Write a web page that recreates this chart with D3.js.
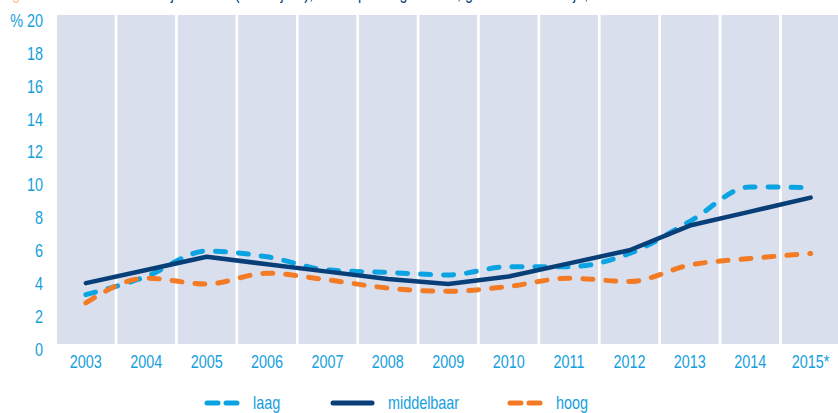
<!DOCTYPE html>
<html>
<head>
<meta charset="utf-8">
<script src="https://cdn.jsdelivr.net/npm/d3@7"></script>
<style>
  body { margin: 0; background: #fff; }
  svg { display: block; font-family: "Liberation Sans", sans-serif; }
</style>
</head>
<body>
<div class="container"></div>
<script>
const years = ['2003', '2004', '2005', '2006', '2007', '2008', '2009', '2010', '2011', '2012', '2013', '2014', '2015*'];
const laag = [3.0, 4.1, 5.65, 5.3, 4.5, 4.35, 4.2, 4.7, 4.7, 5.5, 7.45, 9.55, 9.5];
const middelbaar = [3.7, 4.5, 5.3, 4.85, 4.4, 3.95, 3.65, 4.1, 4.9, 5.7, 7.2, 8.05, 8.9];
const hoog = [2.5, 4.0, 3.65, 4.3, 3.9, 3.4, 3.2, 3.5, 4.0, 3.8, 4.8, 5.2, 5.5];
const yTicks = [0, 2, 4, 6, 8, 10, 12, 14, 16, 18, 20];

const width = 838;
const height = 413;
const squeeze = 0.8;

const series = [
  { name: 'laag', values: laag, color: '#0ba3e2', dash: true },
  { name: 'middelbaar', values: middelbaar, color: '#083f78', dash: false },
  { name: 'hoog', values: hoog, color: '#f47b25', dash: true },
];

const x = d3.scaleBand().domain(years).range([57, 57 + 13 * 60.4]).paddingInner(0);
const y = d3.scaleLinear().domain([0, 20]).range([344, 15]);

const svg = d3.select('.container')
  .append('svg')
  .attr('width', width)
  .attr('height', height);

// cut-off title at the top
const title = svg.append('text')
  .attr('transform', `translate(0, -1) scale(${squeeze}, 1)`)
  .style('font-size', '18px');
title.append('tspan').attr('fill', '#f9c7a0').text('Figuur 5.3  ');
title.append('tspan').attr('fill', '#083f78').text('Werkloosheid bij ouderen (55-75 jaar), naar opleidingsniveau, geslacht en leeftijd, 2003-2015');

// column backgrounds
svg.append('g')
  .selectAll('rect')
  .data(years)
  .enter()
  .append('rect')
  .attr('x', (d) => x(d))
  .attr('y', y(20))
  .attr('width', x.bandwidth() - 2.7)
  .attr('height', y(0) - y(20))
  .attr('fill', '#d9dfec');

// y axis labels
svg.append('g')
  .selectAll('text')
  .data(yTicks)
  .enter()
  .append('text')
  .attr('transform', (d) => `translate(43, ${y(d) + 5.5}) scale(${squeeze}, 1)`)
  .attr('dy', '0.35em')
  .attr('text-anchor', 'end')
  .attr('fill', '#14a0dc')
  .style('font-size', '18px')
  .text((d) => (d === 20 ? '% 20' : d));

// x axis labels
svg.append('g')
  .selectAll('text')
  .data(years)
  .enter()
  .append('text')
  .attr('transform', (d) => `translate(${x(d) + (x.bandwidth() - 2.7) / 2}, 362) scale(${squeeze}, 1)`)
  .attr('dy', '0.35em')
  .attr('text-anchor', 'middle')
  .attr('fill', '#14a0dc')
  .style('font-size', '18px')
  .text((d) => d);

const cx = (i) => x(years[i]) + (x.bandwidth() - 2.7) / 2;

const lineSmooth = d3.line()
  .x((d, i) => cx(i))
  .y((d) => y(d))
  .curve(d3.curveMonotoneX);

const lineStraight = d3.line()
  .x((d, i) => cx(i))
  .y((d) => y(d));

svg.append('g')
  .selectAll('path')
  .data(series)
  .enter()
  .append('path')
  .attr('d', (s) => (s.dash ? lineSmooth(s.values) : lineStraight(s.values)))
  .attr('fill', 'none')
  .attr('stroke', (s) => s.color)
  .attr('stroke-width', (s) => (s.dash ? 5 : 4.5))
  .attr('stroke-linecap', 'round')
  .attr('stroke-linejoin', 'round')
  .attr('stroke-dasharray', (s) => (s.dash ? '10 13' : null));

// legend
const legendX = [205, 331, 508];
const legend = svg.append('g')
  .selectAll('g')
  .data(series)
  .enter()
  .append('g')
  .attr('transform', (s, i) => `translate(${legendX[i]}, 403)`);

legend.append('line')
  .attr('x1', 2)
  .attr('x2', (s) => (s.dash ? 36 : 41))
  .attr('y1', 0)
  .attr('y2', 0)
  .attr('stroke', (s) => s.color)
  .attr('stroke-width', 5)
  .attr('stroke-linecap', 'round')
  .attr('stroke-dasharray', (s) => (s.dash ? '11 8' : null));

legend.append('text')
  .attr('transform', (s) => `translate(${s.dash ? 48 : 57}, 0) scale(${squeeze}, 1)`)
  .attr('dy', '0.32em')
  .attr('fill', '#14a0dc')
  .style('font-size', '18px')
  .text((s) => s.name);
</script>
</body>
</html>
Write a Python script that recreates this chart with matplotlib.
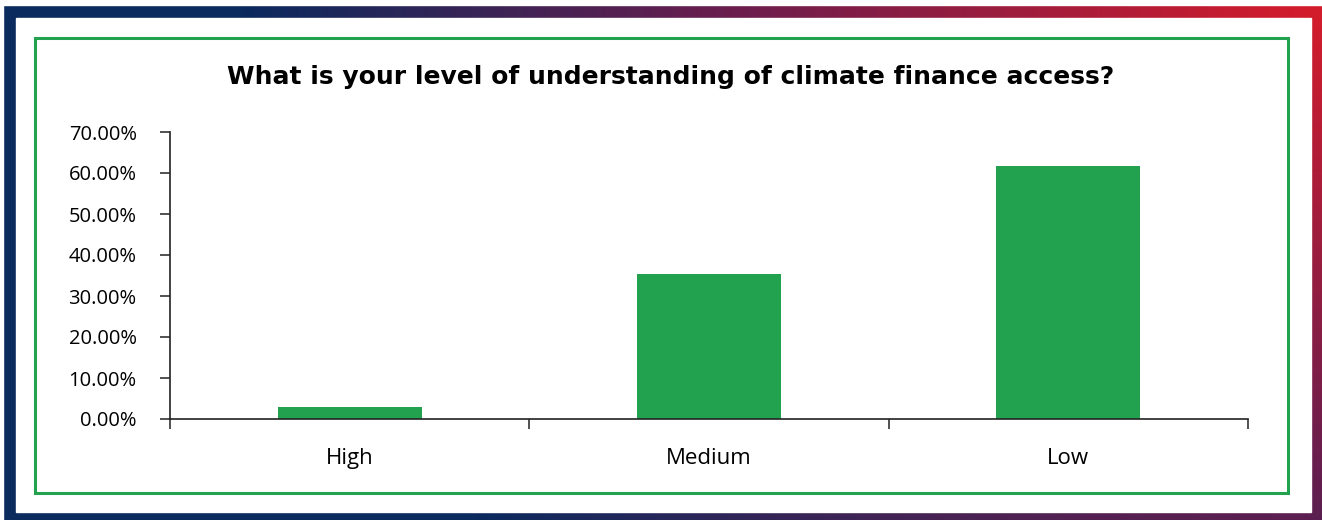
import numpy as np
import matplotlib
matplotlib.use("Agg")
import matplotlib.pyplot as plt
from matplotlib.patches import Rectangle
from matplotlib.ticker import PercentFormatter, FixedLocator

categories = ["High", "Medium", "Low"]
shares = [0.0294, 0.3529, 0.6176]
title = "What is your level of understanding of climate finance access?"

W, H = 1322, 520
green = "#22a14f"

fig = plt.figure(figsize=(W / 100, H / 100), dpi=100)
fig.patch.set_facecolor("white")

# frame: gradient border drawn on a full-figure axes in pixel coords
bg = fig.add_axes([0, 0, 1, 1])
bg.set_xlim(0, W)
bg.set_ylim(H, 0)
bg.axis("off")

yy, xx = np.mgrid[0:H, 0:W]
d = np.hypot(W - xx, 1.3 * yy) / 1200.0
d = np.clip(d, 0, 1)
red = np.array([214, 28, 43]) / 255
mid = np.array([105, 30, 78]) / 255
navy = np.array([11, 42, 94]) / 255
t1 = np.clip(d / 0.5, 0, 1)[..., None]
t2 = np.clip((d - 0.5) / 0.4, 0, 1)[..., None]
grad = np.where(d[..., None] < 0.5, red + (mid - red) * t1, mid + (navy - mid) * t2)
bg.imshow(grad, extent=[0, W, H, 0], aspect="auto", zorder=0)
bg.add_patch(Rectangle((0, 0), W, 5, color="white", zorder=1))
bg.add_patch(Rectangle((0, 0), 3, H, color="white", zorder=1))
bg.add_patch(Rectangle((16, 18), 1311 - 16, 512 - 18, color="white", zorder=1))
bg.add_patch(Rectangle((35, 38), 1288 - 35, 493 - 38, fill=False,
                       edgecolor=green, linewidth=2.2, zorder=2))

# chart area
ax = fig.add_axes([170 / W, 1 - 419 / H, (1248 - 170) / W, (419 - 132) / H])
ax.patch.set_alpha(0)
x = np.arange(len(categories))
ax.bar(x, shares, width=0.4, color=green, zorder=2)

ax.set_xlim(-0.5, len(categories) - 0.5)
ax.set_ylim(0, 0.7)
ax.set_yticks(np.arange(0, 0.71, 0.1))
ax.yaxis.set_major_formatter(PercentFormatter(xmax=1, decimals=2))

ax.xaxis.set_major_locator(FixedLocator(np.arange(-0.5, len(categories), 1)))
ax.xaxis.set_minor_locator(FixedLocator(x))
ax.set_xticklabels([], minor=False)
ax.set_xticklabels(categories, minor=True)

for s in ["top", "right"]:
    ax.spines[s].set_visible(False)
for s in ["left", "bottom"]:
    ax.spines[s].set_linewidth(1.2)
    ax.spines[s].set_color("#222222")

ax.tick_params(axis="y", which="major", direction="out", length=7, width=1.1,
               pad=17, labelsize=14.5, colors="#222222", labelcolor="black")
ax.tick_params(axis="x", which="major", direction="out", length=7, width=1.1,
               colors="#222222")
ax.tick_params(axis="x", which="minor", length=0, pad=21, labelsize=16)
for lab in ax.get_yticklabels() + ax.get_xticklabels(minor=True):
    lab.set_family("Open Sans")

fig.text(671 / W, 1 - 77 / H, title, ha="center", va="center",
         fontsize=18, fontweight="bold", family="DejaVu Sans")

fig.savefig("out.png", dpi=100)
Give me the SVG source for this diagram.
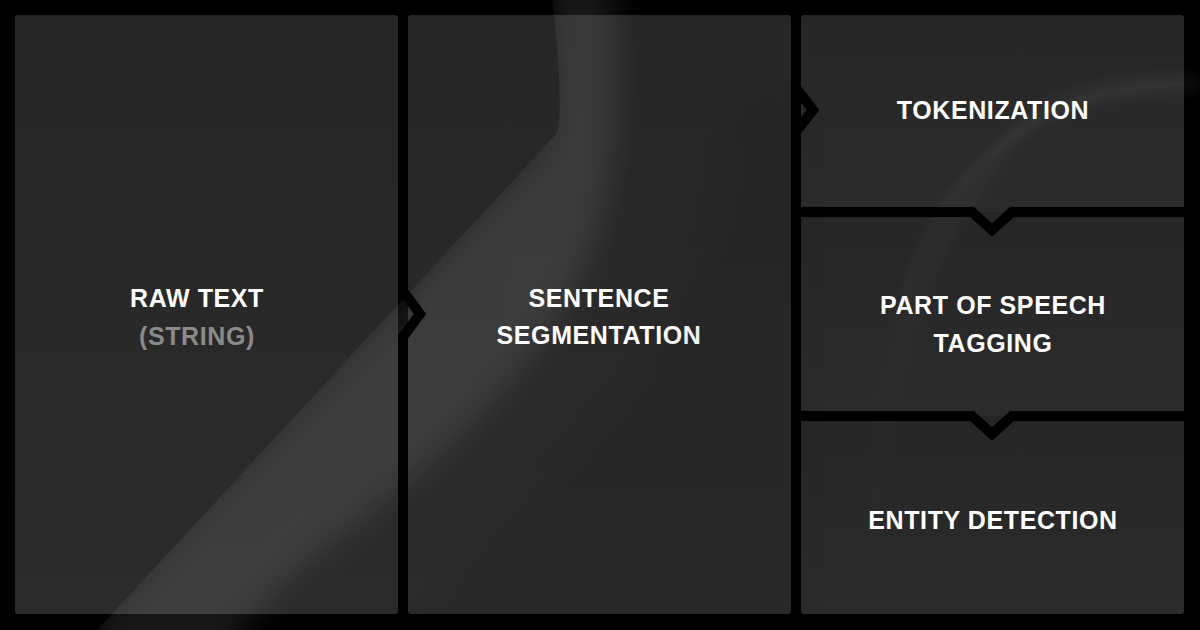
<svg xmlns="http://www.w3.org/2000/svg" width="1200" height="630" viewBox="0 0 1200 630">
  <style>
    .panel { fill: url(#pg); }
    .t { font-family: "Liberation Sans", Arial, sans-serif; font-weight: 700; font-size: 25px; fill: #ffffff; text-anchor: middle; letter-spacing: 0.6px; }
    .sub { fill: #8a8a8a; }
    .div { fill: none; stroke: #000000; stroke-width: 10; stroke-linejoin: miter; stroke-miterlimit: 10; }
  </style>
  <defs>
    <linearGradient id="pg" x1="0" y1="0" x2="0" y2="1">
      <stop offset="0" stop-color="#262626"/>
      <stop offset="1" stop-color="#2b2b2b"/>
    </linearGradient>
    <linearGradient id="arcFade" gradientUnits="userSpaceOnUse" x1="0" y1="80" x2="0" y2="630">
      <stop offset="0" stop-color="#ffffff" stop-opacity="1"/>
      <stop offset="0.3" stop-color="#ffffff" stop-opacity="0.8"/>
      <stop offset="0.6" stop-color="#ffffff" stop-opacity="0.25"/>
      <stop offset="1" stop-color="#ffffff" stop-opacity="0.1"/>
    </linearGradient>
    <filter id="blur16" x="-50%" y="-50%" width="200%" height="200%">
      <feGaussianBlur stdDeviation="16"/>
    </filter>
    <filter id="blur8" x="-50%" y="-50%" width="200%" height="200%">
      <feGaussianBlur stdDeviation="8"/>
    </filter>
    <filter id="blur4" x="-50%" y="-50%" width="200%" height="200%">
      <feGaussianBlur stdDeviation="4"/>
    </filter>
    <clipPath id="rightOfLine">
      <path d="M 97,630 L 557,133 C 562,120 560,60 552,0 L 1200,0 L 1200,630 Z"/>
    </clipPath>
  </defs>

  <rect id="background" x="0" y="0" width="1200" height="630" fill="#000000"/>

  <g id="node-raw-text">
    <rect class="panel" x="15" y="15" width="383" height="599" rx="3"/>
    <text class="t" x="197" y="307">RAW TEXT</text>
    <text class="t sub" x="197" y="345">(STRING)</text>
  </g>
  <g id="node-sentence-segmentation">
    <rect class="panel" x="408" y="15" width="383" height="599" rx="3"/>
    <text class="t" x="599" y="307">SENTENCE</text>
    <text class="t" x="599" y="344">SEGMENTATION</text>
  </g>
  <g id="node-tokenization">
    <rect class="panel" x="801" y="15" width="383" height="197" rx="3"/>
    <text class="t" x="993" y="119">TOKENIZATION</text>
  </g>
  <g id="node-pos-tagging">
    <rect class="panel" x="801" y="212" width="383" height="204"/>
    <text class="t" x="993" y="314">PART OF SPEECH</text>
    <text class="t" x="993" y="352">TAGGING</text>
  </g>
  <g id="node-entity-detection">
    <rect class="panel" x="801" y="416" width="383" height="198" rx="3"/>
    <text class="t" x="993" y="529">ENTITY DETECTION</text>
  </g>

  <g id="decor" pointer-events="none">
    <g clip-path="url(#rightOfLine)">
      <path d="M 60,660 L 540,150 C 556,110 552,60 545,-20 L 612,-20 C 620,70 616,160 600,220 C 570,330 480,430 360,520 C 300,565 250,605 225,660 Z"
            fill="#ffffff" opacity="0.09" filter="url(#blur16)"/>
      <path d="M 400,660 C 470,560 560,470 640,380 C 700,300 730,200 740,100 L 800,100 L 800,660 Z"
            fill="#000000" opacity="0.06" filter="url(#blur16)"/>
    </g>
    <path d="M 870,640 C 862,420 920,190 1050,110 C 1100,88 1160,82 1200,84" fill="none" stroke="url(#arcFade)" stroke-width="16" opacity="0.045" filter="url(#blur8)"/>
    <path d="M 905,300 C 915,230 965,160 1050,112 C 1100,90 1160,83 1200,85" fill="none" stroke="#ffffff" stroke-width="3" opacity="0.07" filter="url(#blur4)"/>
  </g>

  <g id="connectors">
    <polyline class="div" points="403,10 403,291 420,314 403,337 403,620"/>
    <polyline class="div" points="796,10 796,88 813,110 796,132 796,620"/>
    <polyline class="div" points="796,212 972,212 992,230 1012,212 1190,212"/>
    <polyline class="div" points="796,416 972,416 992,434 1012,416 1190,416"/>
  </g>
</svg>
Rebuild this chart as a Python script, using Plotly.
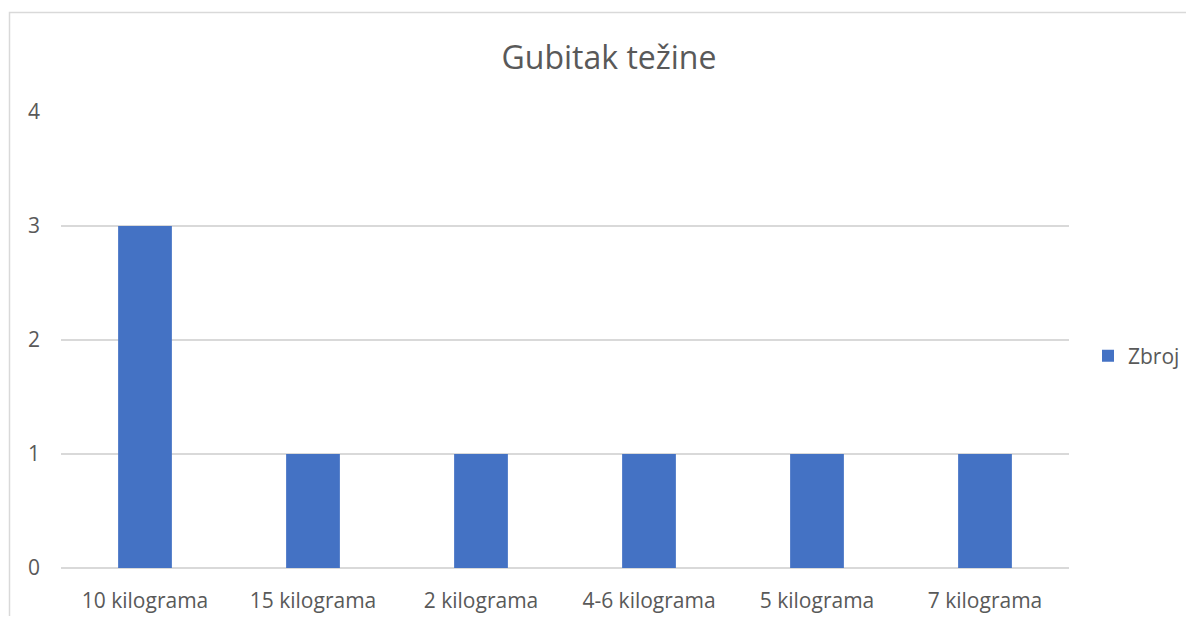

──────────────────────────────

> [THE TASK]: Identify each line in the records above containing the word "matplotlib"; copy those lines.

> [RESULT]:
Write a Python script that recreates this chart with matplotlib.
import matplotlib
matplotlib.use("Agg")
import matplotlib.pyplot as plt
from matplotlib.patches import Rectangle
from matplotlib.ticker import PercentFormatter, FixedLocator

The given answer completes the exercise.